• [Collected data]:
## start

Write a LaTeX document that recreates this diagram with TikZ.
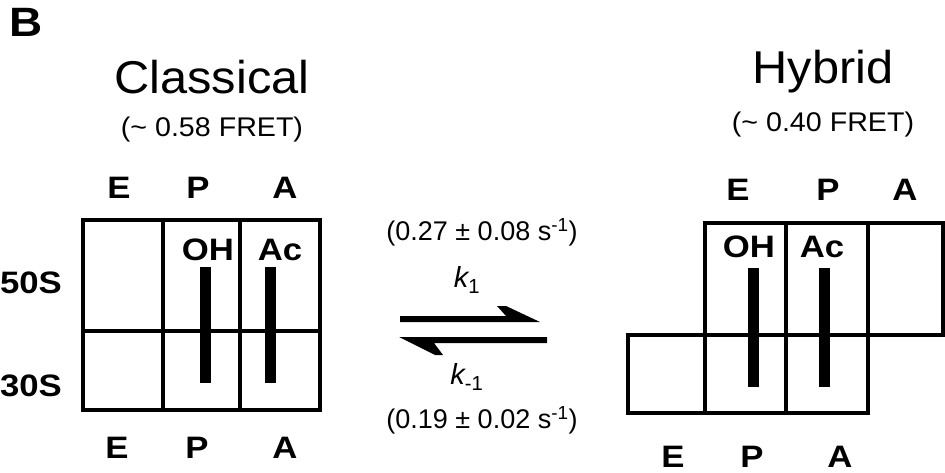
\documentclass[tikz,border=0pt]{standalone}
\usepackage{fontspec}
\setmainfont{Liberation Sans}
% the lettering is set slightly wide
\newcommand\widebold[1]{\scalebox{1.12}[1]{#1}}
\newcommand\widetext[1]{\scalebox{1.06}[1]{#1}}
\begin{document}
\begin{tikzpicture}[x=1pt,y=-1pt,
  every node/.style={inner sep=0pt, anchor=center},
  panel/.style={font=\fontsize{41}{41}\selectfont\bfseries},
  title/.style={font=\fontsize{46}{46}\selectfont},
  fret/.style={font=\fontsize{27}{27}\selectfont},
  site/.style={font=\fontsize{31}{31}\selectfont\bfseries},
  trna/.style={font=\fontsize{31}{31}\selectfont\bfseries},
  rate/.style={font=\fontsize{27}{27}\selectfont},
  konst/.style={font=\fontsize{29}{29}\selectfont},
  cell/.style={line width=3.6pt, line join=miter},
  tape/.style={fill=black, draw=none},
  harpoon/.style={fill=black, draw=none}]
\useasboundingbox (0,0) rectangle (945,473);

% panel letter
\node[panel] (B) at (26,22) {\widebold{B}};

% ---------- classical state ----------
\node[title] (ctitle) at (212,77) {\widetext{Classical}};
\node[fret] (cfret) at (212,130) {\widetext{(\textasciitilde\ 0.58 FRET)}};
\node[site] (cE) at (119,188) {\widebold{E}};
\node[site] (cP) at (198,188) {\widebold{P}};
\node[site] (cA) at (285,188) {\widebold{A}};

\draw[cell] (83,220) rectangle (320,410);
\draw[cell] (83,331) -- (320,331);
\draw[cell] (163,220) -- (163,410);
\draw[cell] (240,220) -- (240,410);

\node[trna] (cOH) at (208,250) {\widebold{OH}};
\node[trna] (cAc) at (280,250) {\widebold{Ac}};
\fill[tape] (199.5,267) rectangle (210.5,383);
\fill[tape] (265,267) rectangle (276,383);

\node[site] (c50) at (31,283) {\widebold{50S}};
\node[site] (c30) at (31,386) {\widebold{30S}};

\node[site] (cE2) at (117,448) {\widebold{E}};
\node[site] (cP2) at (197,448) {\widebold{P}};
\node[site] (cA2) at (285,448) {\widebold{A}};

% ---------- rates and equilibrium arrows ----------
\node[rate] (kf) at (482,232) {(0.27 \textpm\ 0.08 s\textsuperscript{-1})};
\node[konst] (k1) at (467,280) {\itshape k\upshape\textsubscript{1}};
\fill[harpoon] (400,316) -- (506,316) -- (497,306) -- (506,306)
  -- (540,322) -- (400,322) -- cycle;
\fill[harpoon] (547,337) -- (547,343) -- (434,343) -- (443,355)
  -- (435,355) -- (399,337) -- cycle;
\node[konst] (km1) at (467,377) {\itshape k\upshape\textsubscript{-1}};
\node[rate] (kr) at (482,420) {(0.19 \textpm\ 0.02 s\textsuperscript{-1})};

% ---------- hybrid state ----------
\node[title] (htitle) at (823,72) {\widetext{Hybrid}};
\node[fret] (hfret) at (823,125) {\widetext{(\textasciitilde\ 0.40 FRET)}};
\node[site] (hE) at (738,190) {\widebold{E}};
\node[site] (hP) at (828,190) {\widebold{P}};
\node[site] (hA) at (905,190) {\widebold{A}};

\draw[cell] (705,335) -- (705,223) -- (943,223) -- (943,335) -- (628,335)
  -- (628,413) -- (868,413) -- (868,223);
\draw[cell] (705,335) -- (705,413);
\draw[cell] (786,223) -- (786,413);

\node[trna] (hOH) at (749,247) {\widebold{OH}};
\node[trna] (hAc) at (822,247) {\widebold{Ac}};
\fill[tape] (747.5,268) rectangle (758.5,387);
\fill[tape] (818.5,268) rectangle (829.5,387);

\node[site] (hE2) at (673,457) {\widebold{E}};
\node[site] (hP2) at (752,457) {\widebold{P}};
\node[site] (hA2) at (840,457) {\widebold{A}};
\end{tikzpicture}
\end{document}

## end

• [Written exercise]:
From the first line above to the line containing "(cA) at (285,188)", repeat each line exactly. Pictures stay out.

• [The result]:
Write a LaTeX document that recreates this diagram with TikZ.
\documentclass[tikz,border=0pt]{standalone}
\usepackage{fontspec}
\setmainfont{Liberation Sans}
% the lettering is set slightly wide
\newcommand\widebold[1]{\scalebox{1.12}[1]{#1}}
\newcommand\widetext[1]{\scalebox{1.06}[1]{#1}}
\begin{document}
\begin{tikzpicture}[x=1pt,y=-1pt,
  every node/.style={inner sep=0pt, anchor=center},
  panel/.style={font=\fontsize{41}{41}\selectfont\bfseries},
  title/.style={font=\fontsize{46}{46}\selectfont},
  fret/.style={font=\fontsize{27}{27}\selectfont},
  site/.style={font=\fontsize{31}{31}\selectfont\bfseries},
  trna/.style={font=\fontsize{31}{31}\selectfont\bfseries},
  rate/.style={font=\fontsize{27}{27}\selectfont},
  konst/.style={font=\fontsize{29}{29}\selectfont},
  cell/.style={line width=3.6pt, line join=miter},
  tape/.style={fill=black, draw=none},
  harpoon/.style={fill=black, draw=none}]
\useasboundingbox (0,0) rectangle (945,473);

% panel letter
\node[panel] (B) at (26,22) {\widebold{B}};

% ---------- classical state ----------
\node[title] (ctitle) at (212,77) {\widetext{Classical}};
\node[fret] (cfret) at (212,130) {\widetext{(\textasciitilde\ 0.58 FRET)}};
\node[site] (cE) at (119,188) {\widebold{E}};
\node[site] (cP) at (198,188) {\widebold{P}};
\node[site] (cA) at (285,188) {\widebold{A}};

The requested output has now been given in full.